Crowds queue for contentious Death of a President premiere at TIFF
Last Updated: Monday, September 11, 2006 | 10:39 AM ET
CBC Arts
A large and curious crowd, as well as a strong police presence, met the Toronto International Film Festival premiere of Death of a President Sunday night but no protests materialized in response to the controversial film.
Writer-director Gabriel Range has received death threats and has been flamed online over the work, which depicts the fictional assassination of U.S. President George W. Bush by a sniper in Chicago in 2007 in a melee that results from a violent anti-war protest.
The fictional, dramatic film uses a documentary format. It shows former Secret Service agents, police officers, the suspects in the shooting and their families reflecting back on the event from a fictional future, outlining how the country became more divided and xenophobic in the aftermath.
Range said Death of a President wasn't meant to be a political attack on Bush, but to examine the long-term effects of Washington's so-called "war on terror" and Americans' willingness to give up their civil liberties in return for promises of security in the wake of the Sept. 11 attacks.
"It is using the lens of the future to look at the present," director Range told the audience after the premiere.
"It is about issues that have affected us all in the last five years. It is a film about America today."
Both supporters, detractors queue to see film
Many of those waiting in the long line on Sunday, in hopes of scoring a last-minute ticket, defended the movie. Among them was Sanjay Rajput, a visitor from Detroit who said he worries the film might never be screened in the U.S.
"I think that just harms all sides," he said. "You're really seeing a marginalization of artistic points of view that don't fit the mainstream."
Michelle Legge, a resident of Beamsville, Ont., was also queuing in hopes of seeing the film, even though she said she opposed it and was upset about the timing of the screening just prior to the fifth anniversary of Sept. 11.
"I don't know. It just gives me the creeps thinking about that," she said.
Festival co-director urges critics, public to watch film
However, TIFF co-director Noah Cowan said Sunday that people should see the film before they judge it.
"It actually deals not very much with the idea of killing anybody. It's actually about policies and their aftermaths," he told a crowd outside the premiere.
In TIFF materials issued this summer and in the program book, Death of a President was referred to as D.O.A.P. to keep the nature of the project quiet until closer to the screening.
Combines real footage, acting
Critics have attacked the film's combination of real documentary and news footage, including of the real-life Bush. For example, a publicity still that showed what appears to be Bush being shot has lit up blogs and provoked reaction around the world.
The image was actually shot using an actor, with Bush's face superimposed.

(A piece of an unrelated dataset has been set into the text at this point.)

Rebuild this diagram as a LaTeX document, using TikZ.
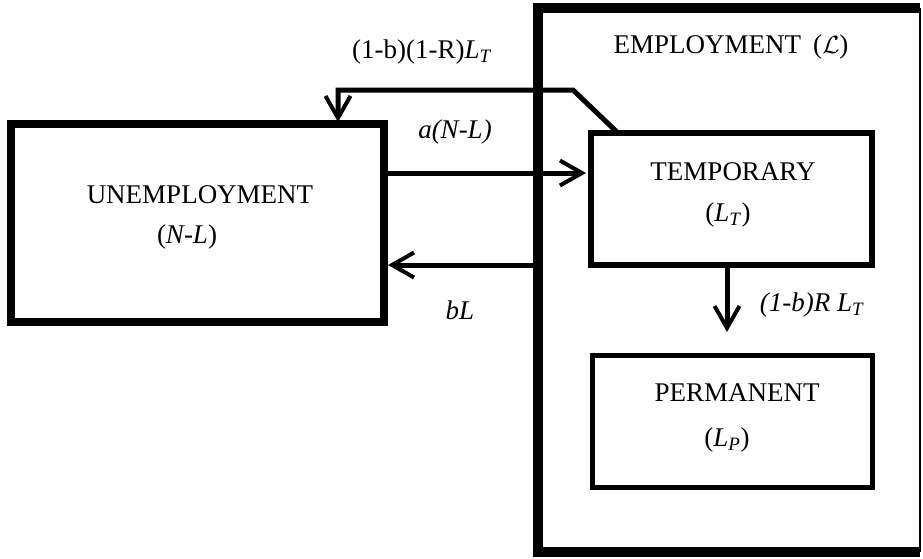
\documentclass[tikz,border=0pt]{standalone}
\usepackage{fontspec}
\setmainfont{Liberation Serif}
\usetikzlibrary{arrows.meta}
\newcommand{\subit}[1]{\textsubscript{\textit{#1}}}
\tikzset{
  box/.style={draw=black, inner sep=0pt, outer sep=0pt},
  txt/.style={inner sep=0pt, font=\fontsize{27}{31}\selectfont},
  arr/.style={line width=5pt, -{Straight Barb[length=22pt,width=25pt,line width=4pt]}},
  flow/.style={line width=5pt}
}
\begin{document}
\begin{tikzpicture}[x=1pt,y=-1pt]
\useasboundingbox (0,0) rectangle (923,558);
% employment frame
\node[inner sep=0pt, outer sep=0pt, minimum width=382pt, minimum height=544.5pt] (emp) at (729,279.75) {};
\draw[line width=10pt] (emp.north east) -- (emp.north west) -- (emp.south west) -- (emp.south east);
\draw[line width=2.5pt] (emp.north east) -- (emp.south east);
% boxes
\node[box, line width=8pt, minimum width=373pt, minimum height=198pt] (unemp) at (197.5,223) {};
\node[box, line width=5.5pt, minimum width=281pt, minimum height=132pt] (temp) at (731.5,199) {};
\node[box, line width=5pt, minimum width=280pt, minimum height=132pt] (perm) at (732,421) {};
% texts
\node[txt] (tUn) at (200,195) {UNEMPLOYMENT};
\node[txt] (tUn2) at (187,237) {(\textit{N-L})};
\node[txt] (tTe) at (733,172) {TEMPORARY};
\node[txt] (tTe2) at (728,215) {(\textit{L}\subit{T})};
\node[txt] (tPe) at (737,393) {PERMANENT};
\node[txt] (tPe2) at (727,440) {(\textit{L}\subit{P})};
\node[txt] (tEm) at (731,47) {EMPLOYMENT\hspace{0.45em}($\mathcal{L}$)};
\node[txt] (lFb) at (422,52) {(1-b)(1-R)\textit{L}\subit{T}};
\node[txt] (lA) at (455,132) {\textit{a(N-L)}};
\node[txt] (lB) at (460,310) {\textit{bL}};
\node[txt] (lR) at (812,305) {\textit{(1-b)R L}\subit{T}};
% helper coordinates
\coordinate (ya) at (0,173);
\coordinate (yb) at (0,265);
\coordinate (xd) at (727,0);
\coordinate (xf) at (338,0);
\coordinate (k1) at (573,90);
\coordinate (k2) at (338,90);
\coordinate (fs) at (618,133);
% connectors
\draw[arr, shorten >=5pt] (unemp.east |- ya) -- (temp.west |- ya);
\draw[arr, shorten >=4pt] (emp.west |- yb) -- (unemp.east |- yb);
\draw[arr, shorten >=23pt] (xd |- temp.south) -- (xd |- perm.north);
\draw[arr, shorten >=2pt] (fs) -- (k1) -- (k2) -- (xf |- unemp.north);
\end{tikzpicture}
\end{document}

Range has previously used the technique of combining documentary footage and acted sequences into a fictional scenario in two projects for BBC2, both of them critiques of British political realities.
The Day Britain Stopped shows a complete failure of British transit systems after a simultaneous rail strike and plane crash. The Man Who Broke Britain posits a Britain in financial turmoil after oil prices peak and a shady trader loses millions for a major bank.